This first appeared in The Havok Journal in August 2019.
Sharing our backstory through written or spoken word not only entrusts you to tell others more, but it gives those reading or listening permission to share the hard parts of their lives too.
One of our greatest fears is that if we show our true selves, the world will say, “Oh, it’s just you.” But being just you is actually the best and most perfect thing you could ever be. It’s exhausting to live an inauthentic life.
If you look at those that you admire, why do you like them? Because their life is perfect? No, I’ll bet you it’s not the first thought that crossed your mind. I bet it’s because those people have shared their pain with you in person or on their platform and are still getting after their life.
We recently were made aware of Josh Boyer’s podcast, My Backstory, where he invites guests on to the podcast to speak on mindset, philosophy, recovery, and what it takes to persevere through this crazy ride we call life. Josh Boyer is a rising star in the podcast scene! The first episode that introduced us to My Backstory is Ben ‘Mookie’ Thomas, former Navy SEAL, Private Military Contractor turned Marketing executive. Please listen to Mookie and Josh here and if you want to tune into one of our favorite parts, fast forward to 1:40:25:
We then dove into another podcast about the Backstory of Clark Impastato. Clark is a former Navy SEAL, Private Military Contractor, Law Enforcement Officer who transitioned into entrepreneurship. You should catch that one here:
We know you are busy, so if you can’t listen to it all in one hit, we highly suggest you start at 43:45 in Clark’s Backstory.
Both men dive deep into their backstory and share it with vulnerability and authenticity, both attributes are regarded as important to many, but it seems to be rare to find in many other humans in this day and age.
We see the power in Josh Boyer’s podcast, My Backstory.

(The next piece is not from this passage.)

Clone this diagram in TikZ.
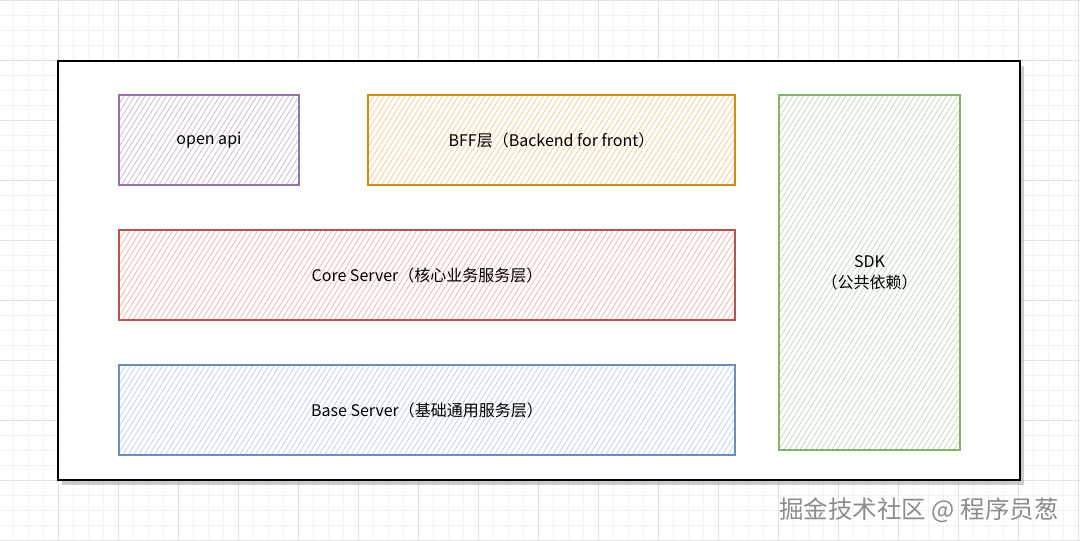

Why, you ask? Because vulnerability often operates like a butterfly effect. One person’s authenticity inspires another person’s courage and empowers them to speak out about the hidden parts of their story. When you see another person operating in this type of freedom, it’s hard not to crave that same liberation in your own life. When we withhold telling our stories, we could be withholding someone else’s freedom. We also withhold ours. Who will you help liberate with speaking or writing your truth?